Ate well: yummy chicken porridge on Jalan Alor, great pork ball noodles and poh piah on Jalan Imbi, the biggest otak piece I’ve ever seen in my life at Madam Kwan’s (thanks Benny!), sublimely moreish joo hoo char at Old China Cafe, fun at Kim Gary’s with Macau pork sandwiches (thanks to umami’s review) and boiled Coke with ginger, and last but by no means least, Nando’s. I know Nando’s isn’t particularly Malaysian but as far as I know there aren’t any branches in Singapore, and we like it lots.
Sightsaw slightly: Ogled the Petronas towers like everybody else, wandered from mass at St John’s cathedral past the Masjid Jamek (beautiful mosque, pity about the overwhelming smell of sewage) and Merdeka Square, then down the Petaling Street market crush where I found it laughable that anyone would actually buy anything.
Shopped badly: like many other intense sensual experiences, this second shopping trip to Sungei Wang just didn’t live up to the first. Bought nothing worth mentioning.
Met up with Benny: for dinner and a trip back to his house, during which he illustrated a few of the differences between Malaysia and Singapore. “Eh, ‘dilarang masuk’ lah!” I said, as he blithely steered his car past a big DILARANG MASUK sign. “This is Malaysia lah!” Benny said, “The sign only means you shouldn’t enter, not that you cannot enter.”

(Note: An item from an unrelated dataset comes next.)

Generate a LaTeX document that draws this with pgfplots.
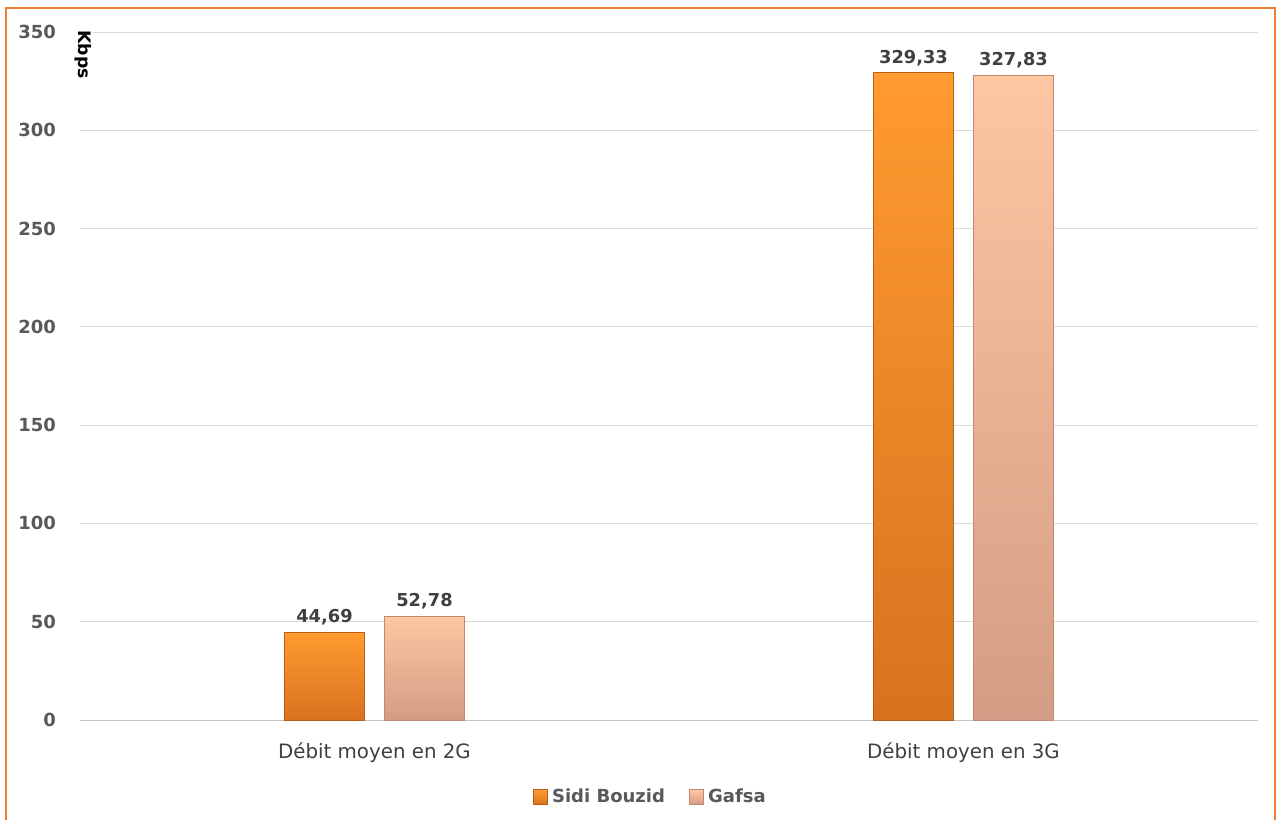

Generally took things easy: Sleeping in hostels formerly used for housing refugees (Zagreb), backtracking from irrelevant bus stops along Polish highways in search of unpronounceably named salt mines and national parks, exploring the ruins of Ayutthaya on foot in the blazing sun – these things are for other holidays. In KL we take cabs, feel no compulsion to seek out “culturally enriching experiences”, and sleep till noon every day. Quite a refreshing way to holiday, once in a while.